Jika aku membaca novel Desersi sebelum perjalanan ini, akan ciut nyaliku.
Pra persepsi akan sangat mempengaruhi bagaimana kita bersikap terhadap suku bangsa lain yang baru kita kenal.
Ranau, 20 November 2005
Setelah habis digasak pacet, akhirnya kami sampai di Mirau. Lelah setelah berjalan mulai dari jam 8 pagi dan tiba jam 2 siang.
Pertama kami disambut di rumah penduduk yang sangat kotor namun sangat ramah.

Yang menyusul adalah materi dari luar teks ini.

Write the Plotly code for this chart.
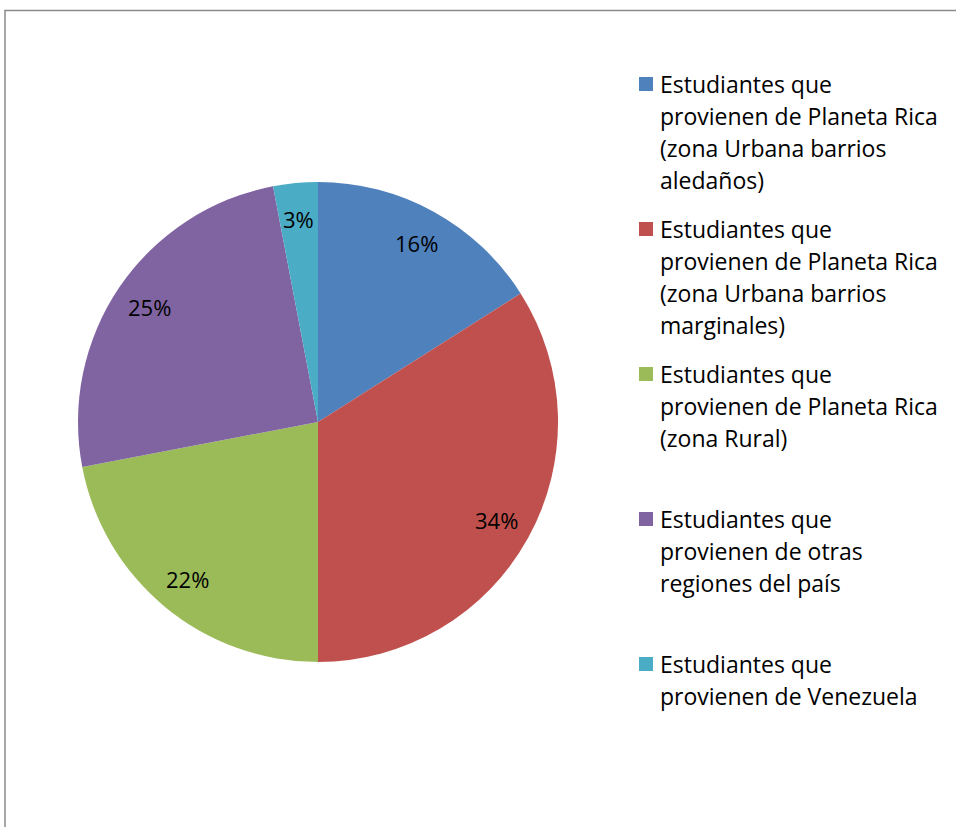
import math
import plotly.graph_objects as go

# Origen de los estudiantes (porcentajes)
categories = [
    "Estudiantes que provienen de Planeta Rica (zona Urbana barrios aledaños)",
    "Estudiantes que provienen de Planeta Rica (zona Urbana barrios marginales)",
    "Estudiantes que provienen de Planeta Rica (zona Rural)",
    "Estudiantes que provienen de otras regiones del país",
    "Estudiantes que provienen de Venezuela",
]
legend_lines = [
    ["Estudiantes que", "provienen de Planeta Rica", "(zona Urbana barrios", "aledaños)"],
    ["Estudiantes que", "provienen de Planeta Rica", "(zona Urbana barrios", "marginales)"],
    ["Estudiantes que", "provienen de Planeta Rica", "(zona Rural)"],
    ["Estudiantes que", "provienen de otras", "regiones del país"],
    ["Estudiantes que", "provienen de Venezuela"],
]
values = [16, 34, 22, 25, 3]
colors = ["#4F81BD", "#C0504D", "#9BBB59", "#8064A2", "#4BACC6"]

W, H = 956, 827
FONT = "Open Sans"
FS = 23

# pie placement in pixels
cx, cy, R = 318, 422, 240

def px(x):
    return x / W

def py(y):
    return 1 - y / H

fig = go.Figure()
fig.add_trace(go.Pie(
    labels=categories,
    values=values,
    sort=False,
    direction="clockwise",
    rotation=0,
    marker=dict(colors=colors, line=dict(width=0)),
    textinfo="none",
    hoverinfo="label+percent",
    showlegend=False,
    domain=dict(x=[px(cx - R), px(cx + R)], y=[py(cy + R), py(cy - R)]),
))

annotations = []
shapes = []

# percentage labels at 0.85 of the radius, on each slice's mid angle
total = sum(values)
cum = 0
for v in values:
    mid = (cum + v / 2) / total * 2 * math.pi
    cum += v
    lx = cx + 0.85 * R * math.sin(mid)
    ly = cy - 0.85 * R * math.cos(mid)
    annotations.append(dict(
        x=px(lx), y=py(ly), xref="paper", yref="paper",
        text=f"{round(v / total * 100)}%", showarrow=False,
        xanchor="center", yanchor="middle",
        font=dict(family=FONT, size=FS - 1, color="#000000"),
    ))

# legend: colour squares and wrapped labels
item_top = 84
item_step = 145
line_step = 32
for i, lines in enumerate(legend_lines):
    y0 = item_top + i * item_step
    shapes.append(dict(
        type="rect", xref="paper", yref="paper",
        x0=px(639), x1=px(653), y0=py(y0 - 7), y1=py(y0 + 7),
        fillcolor=colors[i], line=dict(width=0),
    ))
    for k, t in enumerate(lines):
        annotations.append(dict(
            x=px(658), y=py(y0 + k * line_step), xref="paper", yref="paper",
            text=t, showarrow=False, xanchor="left", yanchor="middle",
            font=dict(family=FONT, size=FS, color="#000000"),
        ))

# chart area frame
shapes.append(dict(
    type="rect", xref="paper", yref="paper",
    x0=px(5), x1=1.02, y0=-0.02, y1=py(10.5),
    line=dict(color="#8a8a8a", width=1.5), fillcolor="rgba(0,0,0,0)",
))

fig.update_layout(
    width=W, height=H,
    margin=dict(l=0, r=0, t=0, b=0),
    paper_bgcolor="#ffffff",
    plot_bgcolor="#ffffff",
    annotations=annotations,
    shapes=shapes,
    font=dict(family=FONT),
)

fig.write_html("out.html")
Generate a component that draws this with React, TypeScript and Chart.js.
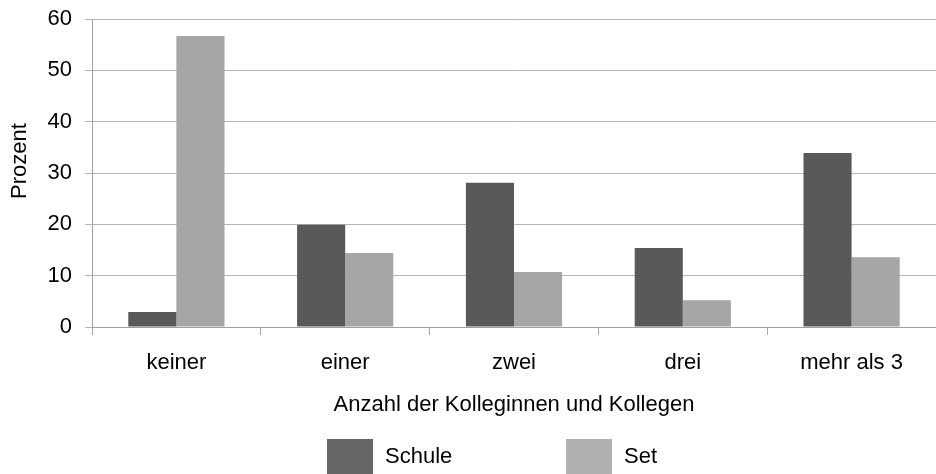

Setelah perkenalan dan cakap basa-basi, kami mulai dimintai kopi dan gula.
Lalu, seorang ibu tua dengan suara keras meminta obat paramex susul menyusul dengan orang lainnya, hingga malam tiba.
Orang yang dapat pertama mungkin telah memberitahu lainnya bahwa kami membawa stok obat paramex yang banyak.
Mengapa obat paramex sangat digemari di sini dan mereka memakannya layaknya menelan gula-gula. Pertanyaan itu tidak pernah bisa aku jawab.
Habis paramex, beberapa penduduk terutama orang tua meminta celana, baju, senter, dan lain-lain. Kalau dikabulkan semua, aku bisa pulang telanjang.
Tetapi, mereka tidak hanya meminta. Mereka juga memberi banyak. Penduduk silih berganti memberikan kami makanan dengan berbagai variasi.
Menurut penduduk, mereka sedang dalam masa paceklik. Hal ini bisa saja betul karena makanan yang mereka sajikan nyatanya hampir mengunakan bahan yang sama. Namun, diolah dengan cara berbeda-beda sehingga menciptakan variasi rasa.
Dari Mirau, kami akan melanjutkan perjalanan ke Avang melewati tiga gunung yakni; Angan, Kabong, dan Telou. Jika Gunung Angan tinggi, Gunung Kabong lebih tinggi, serta Gunung Telau sangat tinggi.